Sinds een paar jaar proberen we het proefseizoen van het najaar op de eerste maandag van september in te luiden met Le Tour de Champagne. Ik zeg ‘proberen’ omdat covid de afgelopen jaren nogal wat roet in het eten gooide. Feitelijk was de laatste ‘normale’ editie van dit mooie feest in 2019. Gelukkig kan het dit jaar weer. Eindelijk.
Een mooi feest is het altijd. Overigens niet omdat je champagne alleen moet drinken als er een feest is. Maar omdat het altijd een feest is om goede champagne te drinken. En naast heel gewone champagnes zijn er ook veel goede, waarvan er vandaag, als dit stukje verschijnt, ook veel te proeven zijn.
Goed beschouwd is champagne als wijn wel een vreemde eend in de bijt, als we kijken naar wijn in het algemeen. Op het moment dat je een seminar voorbereid over rosé champagne, word je daar nog maar eens extra mee geconfronteerd. Sterker nog, champagne, en zeker rosé champagne, staat vér af van ‘gewone’ wijn. Voor een ‘gewone’ wijn laat je de druiven gisten en stop je het product in een fles. Nou ja, dat is wat kort door de bocht, maar voor een simpel glas komt het daar in grote lijnen wel op neer.
Je oogst de druiven voor een wijn als er genoeg suiker in zit. Niet bij champagne. Die moet je oogsten als er niet te veel suiker in zit. Want je moet eerst een basiswijn maken, met niet te veel alcohol, en genoeg zuren. Want door de tweede gisting op fles stijgt het alcoholgehalte, en champagne mag nooit te zwaar zijn. Veel champagnes komen niet boven de 12,5%. 10% voor een basiswijn is al vrij veel. Basiswijnen worden bij champagne vermengd tot een huisstijl. Voor verreweg de meeste champagnes is dat een mix van de wijn van de laatste oogst met een deel reservewijnen, basiswijnen uit eerdere oogstjaren. Zeker de goede huizen hebben bijzondere voorraden van deze reservewijnen. Zo kunnen ze hun huisstijl en hun merk bewaken.
Het bijzondere van champagne is dat niet alleen de toegestane oogsthoeveelheden jaarlijks worden aangepast, maar ook de hoeveelheid wijn die op de markt mag worden gebracht. Dit jaar mag maximaal 16.500 kg per hectare worden geoogst, maar niet meer dan 12.000 kg op de markt worden gebracht – uit oude voorraden. De rest wordt aan de reserves toegevoegd, na een miserabel jaar als 2021 wel zo handig. Sommige grote huizen hadden zo weinig champagne beschikbaar, dat ze ‘nee’ moesten verkopen, een unieke situatie. Andere wijngebieden zijn jaloers dat de Champagne dit zo kan en mag regelen.

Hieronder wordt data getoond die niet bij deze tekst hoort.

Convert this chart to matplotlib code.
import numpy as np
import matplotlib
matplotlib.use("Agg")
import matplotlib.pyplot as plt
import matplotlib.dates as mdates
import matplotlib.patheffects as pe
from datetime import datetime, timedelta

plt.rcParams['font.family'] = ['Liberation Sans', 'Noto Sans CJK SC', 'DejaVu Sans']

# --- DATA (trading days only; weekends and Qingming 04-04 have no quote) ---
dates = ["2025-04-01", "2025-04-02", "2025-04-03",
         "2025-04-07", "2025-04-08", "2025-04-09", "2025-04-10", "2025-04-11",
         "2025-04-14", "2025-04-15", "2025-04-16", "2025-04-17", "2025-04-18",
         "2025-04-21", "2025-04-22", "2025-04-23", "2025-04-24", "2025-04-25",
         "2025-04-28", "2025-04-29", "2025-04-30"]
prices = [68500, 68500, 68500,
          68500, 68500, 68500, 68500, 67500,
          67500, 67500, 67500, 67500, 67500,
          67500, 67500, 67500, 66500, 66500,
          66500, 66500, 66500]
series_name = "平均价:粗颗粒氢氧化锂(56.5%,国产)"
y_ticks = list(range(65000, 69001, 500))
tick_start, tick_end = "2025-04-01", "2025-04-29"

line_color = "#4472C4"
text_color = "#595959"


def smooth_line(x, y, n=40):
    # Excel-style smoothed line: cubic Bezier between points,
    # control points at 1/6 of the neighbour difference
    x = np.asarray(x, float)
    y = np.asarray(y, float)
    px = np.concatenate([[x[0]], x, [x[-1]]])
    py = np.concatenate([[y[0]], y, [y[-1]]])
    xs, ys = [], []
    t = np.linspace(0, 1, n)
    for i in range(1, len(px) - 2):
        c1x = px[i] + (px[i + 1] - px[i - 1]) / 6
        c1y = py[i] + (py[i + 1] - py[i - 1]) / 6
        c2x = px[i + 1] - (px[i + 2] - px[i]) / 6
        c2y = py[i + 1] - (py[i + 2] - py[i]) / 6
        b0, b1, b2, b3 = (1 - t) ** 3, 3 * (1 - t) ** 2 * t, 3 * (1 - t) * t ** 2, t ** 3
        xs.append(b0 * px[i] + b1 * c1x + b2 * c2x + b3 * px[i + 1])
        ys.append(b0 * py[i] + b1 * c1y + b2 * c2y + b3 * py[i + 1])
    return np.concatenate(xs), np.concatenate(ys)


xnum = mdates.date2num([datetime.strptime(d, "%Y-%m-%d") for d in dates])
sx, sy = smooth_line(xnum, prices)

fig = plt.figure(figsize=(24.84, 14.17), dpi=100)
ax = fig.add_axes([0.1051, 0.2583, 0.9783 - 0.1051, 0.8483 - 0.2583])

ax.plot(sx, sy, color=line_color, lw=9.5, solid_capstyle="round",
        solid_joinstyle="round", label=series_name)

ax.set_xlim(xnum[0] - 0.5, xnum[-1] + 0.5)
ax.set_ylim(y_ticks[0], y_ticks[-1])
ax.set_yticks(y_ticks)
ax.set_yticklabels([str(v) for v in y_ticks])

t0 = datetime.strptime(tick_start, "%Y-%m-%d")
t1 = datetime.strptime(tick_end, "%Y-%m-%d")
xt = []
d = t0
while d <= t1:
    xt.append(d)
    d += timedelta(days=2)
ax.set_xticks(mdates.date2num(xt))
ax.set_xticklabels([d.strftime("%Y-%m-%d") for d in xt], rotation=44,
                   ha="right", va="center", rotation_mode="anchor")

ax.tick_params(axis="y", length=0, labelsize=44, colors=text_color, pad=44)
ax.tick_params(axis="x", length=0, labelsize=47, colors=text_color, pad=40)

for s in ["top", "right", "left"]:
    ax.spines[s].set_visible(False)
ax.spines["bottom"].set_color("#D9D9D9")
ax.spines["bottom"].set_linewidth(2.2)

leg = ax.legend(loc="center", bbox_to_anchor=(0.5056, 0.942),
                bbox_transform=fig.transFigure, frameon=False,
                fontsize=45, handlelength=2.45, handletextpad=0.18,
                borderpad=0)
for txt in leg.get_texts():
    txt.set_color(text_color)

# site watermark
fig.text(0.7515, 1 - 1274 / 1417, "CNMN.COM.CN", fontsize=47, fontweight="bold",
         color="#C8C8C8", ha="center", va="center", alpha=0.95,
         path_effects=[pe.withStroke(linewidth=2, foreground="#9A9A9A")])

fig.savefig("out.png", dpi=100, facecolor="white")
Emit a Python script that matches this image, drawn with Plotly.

Rosé champagne is – als regel – dan nog een stapje verder in het maakproces. Want aan de witte basiswijn wordt dan nog een deel rode wijn toegevoegd. Een praktijk die ook in veel andere gebieden niet is toegestaan. Dit wijnmaakproces vergt uiteraard veel kennis en kunde. Je moet van te voren heel goed snappen wat voor champagne een basiswijn na jaren rijping op de lie in de diepe kelder gaat opleveren.
Het feit dat een basiswijn veel zuren en weinig suikers moet bevatten, betekent ook dat de klimaatverandering een grote impact heeft op de streek. Paradoxaal kunnen de hoge rendementen die zijn toegestaan wel helpen de wijnen meer zuren te geven, omdat er meer druiven aan de stokken hangen. Leuk voordeel. Maar of dat uiteindelijk genoeg helpt, is de vraag.
Champagne heeft wel meer middelen om het effect af te zwakken. Het mengen van basiswijnen uit koele jaren met die uit warmere jaren bijvoorbeeld, om meer balans te krijgen. En lager doseren bij de definitieve botteling. Dan compenseer je minder zuren met minder suiker. Het is dan ook geen toeval dat er tegenwoordig meer Extra Brut op de markt komt – dat is niet alleen maar omdat het in de mode is.
Voorlopig genieten we nog van mooie champagnes. Hoe lang nog? Dat lijkt me heel onzeker. Geen prettig vooruitzicht voor een echte liefhebber.